Writing every day

I’m the kind of person, unfortunately, that has several unfinished projects sitting around at any given time. I wish that wasn’t true. I’d like to be the kind of person that finishes one thing up in a timely fashion, then moves on to the next. But I’m not.

I’m the same with reading books. I’ll have anywhere from two to five started at the same time. That’s especially true since I got my Kindle a couple of years ago; it’s so easy to switch back and forth between books. If something is pretty good, but doesn’t hold my interest, I’ll switch off to something else before I’m done with the first book.
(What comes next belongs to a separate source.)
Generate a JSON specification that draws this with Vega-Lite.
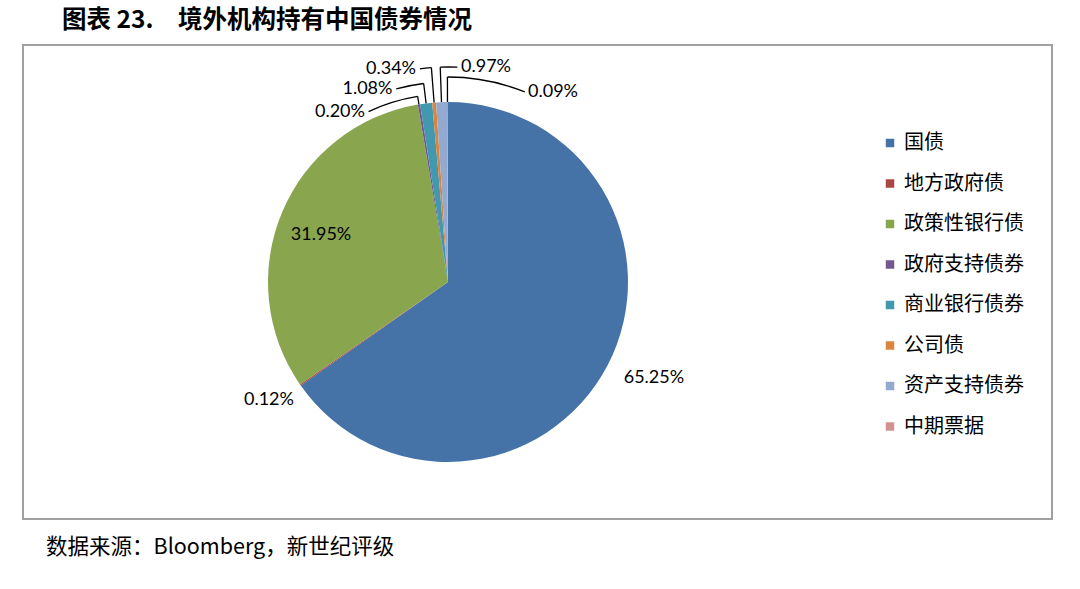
{
  "$schema": "https://vega.github.io/schema/vega-lite/v6.json",
  "width": 1029,
  "height": 474,
  "autosize": {"type": "none"},
  "padding": {"left": 23, "top": 45, "right": 28, "bottom": 70},
  "background": "white",
  "view": {"stroke": "#a0a0a0", "strokeWidth": 2},
  "title": {
    "text": "图表 23.\u3000境外机构持有中国债券情况",
    "anchor": "start",
    "frame": "group",
    "dx": 39,
    "offset": 3,
    "font": "Noto Sans CJK SC",
    "fontSize": 24.5,
    "fontWeight": "bold",
    "color": "#000000"
  },
  "config": {
    "font": "Noto Sans CJK SC",
    "view": {"stroke": "#a0a0a0", "strokeWidth": 2}
  },
  "data": {
    "values": [
      {"category": "国债", "share": 0.6525, "order": 1},
      {"category": "地方政府债", "share": 0.0012, "order": 2},
      {"category": "政策性银行债", "share": 0.3195, "order": 3},
      {"category": "政府支持债券", "share": 0.0020, "order": 4},
      {"category": "商业银行债券", "share": 0.0108, "order": 5},
      {"category": "公司债", "share": 0.0034, "order": 6},
      {"category": "资产支持债券", "share": 0.0097, "order": 7},
      {"category": "中期票据", "share": 0.0009, "order": 8}
    ]
  },
  "layer": [
    {
      "mark": {"type": "arc", "radius": 180, "xOffset": -89.5},
      "encoding": {
        "theta": {"field": "share", "type": "quantitative", "stack": true, "scale": {"domain": [0, 1]}},
        "order": {"field": "order", "type": "quantitative"},
        "color": {
          "field": "category",
          "type": "nominal",
          "scale": {
            "domain": ["国债", "地方政府债", "政策性银行债", "政府支持债券", "商业银行债券", "公司债", "资产支持债券", "中期票据"],
            "range": ["#4572A7", "#AA4643", "#89A54E", "#71588F", "#4198AF", "#DB843D", "#93A9CF", "#D19392"]
          },
          "legend": {
            "title": null,
            "orient": "none",
            "legendX": 857,
            "legendY": 88,
            "symbolType": "square",
            "symbolSize": 72,
            "symbolStrokeWidth": 0,
            "labelFont": "Noto Sans CJK SC",
            "labelFontSize": 20,
            "labelColor": "#000000",
            "labelOffset": 4,
            "rowPadding": 20.5,
            "padding": 0
          }
        }
      }
    },
    {
      "mark": {"type": "text", "radius": 228, "xOffset": -89.5, "dx": 3.6, "dy": -9, "align": "center", "baseline": "middle", "font": "Lato", "fontSize": 18, "color": "#000000"},
      "encoding": {
        "theta": {"field": "share", "type": "quantitative", "stack": true, "scale": {"domain": [0, 1]}},
        "order": {"field": "order", "type": "quantitative"},
        "text": {"condition": {"test": "datum.category === '国债'", "field": "share", "type": "quantitative", "format": ".2%"}, "value": ""}
      }
    },
    {
      "mark": {"type": "text", "radius": 214, "xOffset": -89.5, "dx": -3.5, "dy": -4.4, "align": "center", "baseline": "middle", "font": "Lato", "fontSize": 18, "color": "#000000"},
      "encoding": {
        "theta": {"field": "share", "type": "quantitative", "stack": true, "scale": {"domain": [0, 1]}},
        "order": {"field": "order", "type": "quantitative"},
        "text": {"condition": {"test": "datum.category === '地方政府债'", "field": "share", "type": "quantitative", "format": ".2%"}, "value": ""}
      }
    },
    {
      "mark": {"type": "text", "radius": 136, "xOffset": -89.5, "dx": -1.6, "dy": 5.7, "align": "center", "baseline": "middle", "font": "Lato", "fontSize": 18, "color": "#000000"},
      "encoding": {
        "theta": {"field": "share", "type": "quantitative", "stack": true, "scale": {"domain": [0, 1]}},
        "order": {"field": "order", "type": "quantitative"},
        "text": {"condition": {"test": "datum.category === '政策性银行债'", "field": "share", "type": "quantitative", "format": ".2%"}, "value": ""}
      }
    },
    {
      "mark": {"type": "text", "radius": 188, "xOffset": -89.5, "dx": -52.7, "dy": 15.1, "align": "right", "baseline": "middle", "font": "Lato", "fontSize": 18, "color": "#000000"},
      "encoding": {
        "theta": {"field": "share", "type": "quantitative", "stack": true, "scale": {"domain": [0, 1]}},
        "order": {"field": "order", "type": "quantitative"},
        "text": {"condition": {"test": "datum.category === '政府支持债券'", "field": "share", "type": "quantitative", "format": ".2%"}, "value": ""}
      }
    },
    {
      "mark": {"type": "text", "radius": 200, "xOffset": -89.5, "dx": -31.2, "dy": 5.3, "align": "right", "baseline": "middle", "font": "Lato", "fontSize": 18, "color": "#000000"},
      "encoding": {
        "theta": {"field": "share", "type": "quantitative", "stack": true, "scale": {"domain": [0, 1]}},
        "order": {"field": "order", "type": "quantitative"},
        "text": {"condition": {"test": "datum.category === '商业银行债券'", "field": "share", "type": "quantitative", "format": ".2%"}, "value": ""}
      }
    },
    {
      "mark": {"type": "text", "radius": 215, "xOffset": -89.5, "dx": -15.4, "dy": 1.2, "align": "right", "baseline": "middle", "font": "Lato", "fontSize": 18, "color": "#000000"},
      "encoding": {
        "theta": {"field": "share", "type": "quantitative", "stack": true, "scale": {"domain": [0, 1]}},
        "order": {"field": "order", "type": "quantitative"},
        "text": {"condition": {"test": "datum.category === '公司债'", "field": "share", "type": "quantitative", "format": ".2%"}, "value": ""}
      }
    },
    {
      "mark": {"type": "text", "radius": 215, "xOffset": -89.5, "dx": 20.8, "dy": 0, "align": "left", "baseline": "middle", "font": "Lato", "fontSize": 18, "color": "#000000"},
      "encoding": {
        "theta": {"field": "share", "type": "quantitative", "stack": true, "scale": {"domain": [0, 1]}},
        "order": {"field": "order", "type": "quantitative"},
        "text": {"condition": {"test": "datum.category === '资产支持债券'", "field": "share", "type": "quantitative", "format": ".2%"}, "value": ""}
      }
    },
    {
      "mark": {"type": "text", "radius": 205, "xOffset": -89.5, "dx": 80.6, "dy": 14.9, "align": "left", "baseline": "middle", "font": "Lato", "fontSize": 18, "color": "#000000"},
      "encoding": {
        "theta": {"field": "share", "type": "quantitative", "stack": true, "scale": {"domain": [0, 1]}},
        "order": {"field": "order", "type": "quantitative"},
        "text": {"condition": {"test": "datum.category === '中期票据'", "field": "share", "type": "quantitative", "format": ".2%"}, "value": ""}
      }
    },
    {
      "transform": [
        {"stack": "share", "groupby": [], "sort": [{"field": "order", "order": "ascending"}], "as": ["s0", "s1"]},
        {"filter": "datum.category === '政府支持债券'"}
      ],
      "layer": [
        {
          "mark": {"type": "arc", "radius": 188, "radius2": 180, "thetaOffset": 0.00628, "theta2Offset": 0.00628, "fillOpacity": 0, "stroke": "#000000", "strokeWidth": 1.3, "xOffset": -89.5},
          "encoding": {"theta": {"field": "s0", "type": "quantitative", "scale": {"domain": [0, 1]}}, "theta2": {"field": "s0"}}
        },
        {
          "mark": {"type": "arc", "radius": 188, "radius2": 188, "thetaOffset": 0.00628, "theta2Offset": -0.26795, "fillOpacity": 0, "stroke": "#000000", "strokeWidth": 1.3, "xOffset": -89.5},
          "encoding": {"theta": {"field": "s0", "type": "quantitative", "scale": {"domain": [0, 1]}}, "theta2": {"field": "s0"}}
        }
      ]
    },
    {
      "transform": [
        {"stack": "share", "groupby": [], "sort": [{"field": "order", "order": "ascending"}], "as": ["s0", "s1"]},
        {"filter": "datum.category === '商业银行债券'"}
      ],
      "layer": [
        {
          "mark": {"type": "arc", "radius": 200, "radius2": 180, "thetaOffset": 0.03393, "theta2Offset": 0.03393, "fillOpacity": 0, "stroke": "#000000", "strokeWidth": 1.3, "xOffset": -89.5},
          "encoding": {"theta": {"field": "s0", "type": "quantitative", "scale": {"domain": [0, 1]}}, "theta2": {"field": "s0"}}
        },
        {
          "mark": {"type": "arc", "radius": 200, "radius2": 200, "thetaOffset": 0.03393, "theta2Offset": -0.10598, "fillOpacity": 0, "stroke": "#000000", "strokeWidth": 1.3, "xOffset": -89.5},
          "encoding": {"theta": {"field": "s0", "type": "quantitative", "scale": {"domain": [0, 1]}}, "theta2": {"field": "s0"}}
        }
      ]
    },
    {
      "transform": [
        {"stack": "share", "groupby": [], "sort": [{"field": "order", "order": "ascending"}], "as": ["s0", "s1"]},
        {"filter": "datum.category === '公司债'"}
      ],
      "layer": [
        {
          "mark": {"type": "arc", "radius": 215, "radius2": 180, "thetaOffset": 0.01065, "theta2Offset": 0.01065, "fillOpacity": 0, "stroke": "#000000", "strokeWidth": 1.3, "xOffset": -89.5},
          "encoding": {"theta": {"field": "s0", "type": "quantitative", "scale": {"domain": [0, 1]}}, "theta2": {"field": "s0"}}
        },
        {
          "mark": {"type": "arc", "radius": 215, "radius2": 215, "thetaOffset": 0.01065, "theta2Offset": -0.04294, "fillOpacity": 0, "stroke": "#000000", "strokeWidth": 1.3, "xOffset": -89.5},
          "encoding": {"theta": {"field": "s0", "type": "quantitative", "scale": {"domain": [0, 1]}}, "theta2": {"field": "s0"}}
        }
      ]
    },
    {
      "transform": [
        {"stack": "share", "groupby": [], "sort": [{"field": "order", "order": "ascending"}], "as": ["s0", "s1"]},
        {"filter": "datum.category === '资产支持债券'"}
      ],
      "layer": [
        {
          "mark": {"type": "arc", "radius": 215, "radius2": 180, "thetaOffset": 0.03047, "theta2Offset": 0.03047, "fillOpacity": 0, "stroke": "#000000", "strokeWidth": 1.3, "xOffset": -89.5},
          "encoding": {"theta": {"field": "s0", "type": "quantitative", "scale": {"domain": [0, 1]}}, "theta2": {"field": "s0"}}
        },
        {
          "mark": {"type": "arc", "radius": 215, "radius2": 215, "thetaOffset": 0.03047, "theta2Offset": 0.11023, "fillOpacity": 0, "stroke": "#000000", "strokeWidth": 1.3, "xOffset": -89.5},
          "encoding": {"theta": {"field": "s0", "type": "quantitative", "scale": {"domain": [0, 1]}}, "theta2": {"field": "s0"}}
        }
      ]
    },
    {
      "transform": [
        {"stack": "share", "groupby": [], "sort": [{"field": "order", "order": "ascending"}], "as": ["s0", "s1"]},
        {"filter": "datum.category === '中期票据'"}
      ],
      "layer": [
        {
          "mark": {"type": "arc", "radius": 205, "radius2": 180, "thetaOffset": 0.00283, "theta2Offset": 0.00283, "fillOpacity": 0, "stroke": "#000000", "strokeWidth": 1.3, "xOffset": -89.5},
          "encoding": {"theta": {"field": "s0", "type": "quantitative", "scale": {"domain": [0, 1]}}, "theta2": {"field": "s0"}}
        },
        {
          "mark": {"type": "arc", "radius": 205, "radius2": 205, "thetaOffset": 0.00283, "theta2Offset": 0.38963, "fillOpacity": 0, "stroke": "#000000", "strokeWidth": 1.3, "xOffset": -89.5},
          "encoding": {"theta": {"field": "s0", "type": "quantitative", "scale": {"domain": [0, 1]}}, "theta2": {"field": "s0"}}
        }
      ]
    },
    {
      "data": {"values": [{"note": "数据来源：Bloomberg，新世纪评级"}]},
      "mark": {"type": "text", "x": 0, "y": "height", "dx": 23, "dy": 29, "align": "left", "baseline": "middle", "font": "Noto Sans CJK SC", "fontSize": 21.5, "color": "#000000"},
      "encoding": {"text": {"field": "note", "type": "nominal"}}
    }
  ]
}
When I decided that I wanted to write a novel, I was afraid of the same thing happening to me. I know there are a lot of people with unfinished manuscripts sitting around in desk drawers or stored on a computer drive somewhere. I didn’t want to be one of those people, but I was afraid with my history that was exactly what would happen.

I needed to write every day, and I needed a way to be held accountable to do that. Fortunately, about a year ago, I stumbled across the perfect platform.

It’s a website, called 750words.com. The guy who runs it needed a place to write every day for himself, and he thought that others might have the same need. So he created this website. It’s completely free of charge, although you can donate if you like. You create an account, and instantly you have a platform on which you can write whatever you like. Fiction, nonfiction, journaling, ranting and raving, whatever. I’ve used it for the ranting and raving occasionally, and sometimes to work out blog posts or book reviews, but over the past few months I’ve used it to write scenes for the novel. 750 words is just about right for the basics of a lot of my scenes. (I usually go over 750; you’re not limited in any way to the number of words you write. I’ve gone as high as 1500.)

You can make your writing public to the other users of the site, if you want feedback (kind of like a writing group), or you can keep it private. Mine is private. There are incentives to keep up the routine. You get cute little badges for completing certain goals – 30 days in a row, 100 days in a row, writing your words by 9:00 in the morning, things like that.

And then there are the monthly challenges. At the beginning of each month, you sign up for that month’s challenge, agreeing to write every day. You choose a reward for yourself if you make it, and a “punishment” if you don’t. If you’re successful, you get your name posted to that month’s Wall of Awesomeness. If you don’t make it, you get your name on the Wall of Shame.

I always sign up for the challenge, and even though my book is nearly done, I’m going to keep signing up. After all, I have a couple of sequels in mind already! I have 110 straight days at this point, and I’ve earned a Phoenix badge.

If you need a private place to write every day, with a little incentive thrown in, 750words.com might be just what you’re looking for. It’s worked well for me.